Nesta época do ano os ventos sopram, predominantemente, de Este ou Sudeste, pelo que quanto mais a norte for feita a partida mais vantajoso será o ângulo de navegação. O Dee não está adequadamente equipado para navegar com vento de popa; não temos balões nem paus para esticar as velas para as laterais, de forma a que apanhem mais vento de través, essencial para que a velejada seja mais rápida e mais confortável. Até ao momento ainda não conseguimos arranjar tal equipamento, uma vez que é demasiado caro para o nosso orçamento. A solução de recurso poderá passar por uma cana de bambu, com dimensão e grossura suficiente.
Há vários exemplos de barcos que completam a travessia do Pacífico com canas de bambu. Os capitães portugueses que entregam veleiros novos no Brasil utilizam ripas de madeira para o efeito de perfil em L, para uma maior resistência estrutural. Atam várias ripas de madeira de comprimento suficiente, recorrendo a este artefacto para manter as velas abertas. Não usam os paus de alumínio da embarcação, pois tudo tem de ser mantido em condições até à entrega ao proprietário do outro lado do Atlântico. Não pode haver o mínimo de riscos no material, caso contrário a entrega pode ser recusada. Não tinha conhecimento desta engenhoca; soube pelo nosso amigo do Gentileza, a quem o veleiro foi entregue desta forma. O desenrascanço tão característico dos português também se aplica na vela. Ao que parece, a coisa resulta muito bem. Todos os capitães que entregam veleiros fazem-no e são várias as marinas brasileiras onde se pode encontrar as peças de madeira.

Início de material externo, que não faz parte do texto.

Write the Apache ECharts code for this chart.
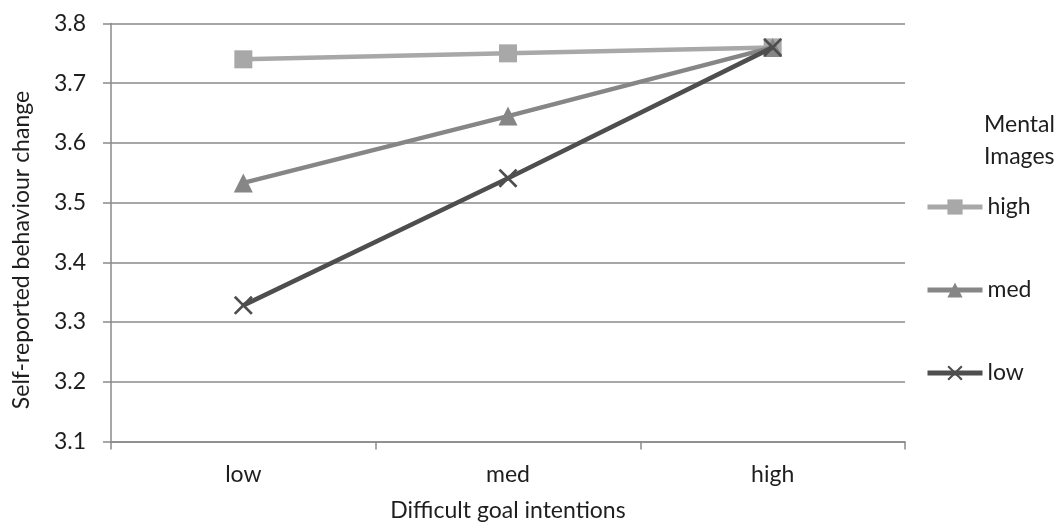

Entretanto, aqui em Bequia, temos passado os dias entre a praia e o barco. Na primeira semana fomos apenas duas vezes a terra – uma vez para comprar alguma comida para cozinhar a bordo, e outra para comprar uma correia para o alternador porque o “stock” está a ficar reduzido. Com os problemas que temos tido não queremos ficar apeados. Felizmente, desde a mudança do alternador, ainda não rebentou mais nenhuma, sendo que até temos ligado o motor diariamente para ir repondo os níveis das baterias (estavam muito em baixo depois de várias semanas sem serem carregadas convenientemente). Como não sabemos até quando vamos viver neste estado de graça, não queremos ser apanhados desprevenidos. Ao mesmo tempo temos pesquisado em sites da China, com o objectivo de adquirirmos um alternador com uma potência a rondar os 300 amperes, contudo, ainda não tivemos sorte. Tudo o que encontramos tem metade da potência e é extremamente caro.
Para finalizar, para quem não tenha tido conhecimento, no passado fim-de-semana, no noticiário de sábado (24 de Outubro) do Canal Macau, foi transmitida uma entrevista com a NaE, gravada na RAEM, na Marina do Lamau, durante a qual falou sobre a nossa vida a bordo (as vantagens e as privações, entre outros assuntos que os nossos seguidores gostam sempre de estar a par). A ligação ao noticiário pode ser encontrada na nossa página do Facebook (www.facebook.com/sailingdee), ou na página da TDM. O espaço noticioso foi apresentado pelo nosso amigo Jorge Silva.
Na altura em que este texto for publicado já deveremos estar na ilha de St. Lucia, ou mesmo em Martinica. A saída oficial do País está agendada para segunda-feira (26 de Outubro), de onde rumaremos para a ilha de São Vicente, zarpando depois, no dia seguinte, de manhã cedo, para o sul da ilha de St. Lucia. Partiremos então para St. Anne, na ilha de Martinica. Esperemos que as condições meteorológicas cooperem connosco para que rapidamente possamos chegar a território francês e assim dar início ao processo de preparação para a viagem que nos levará a Aruba, Bonaire e Curacao.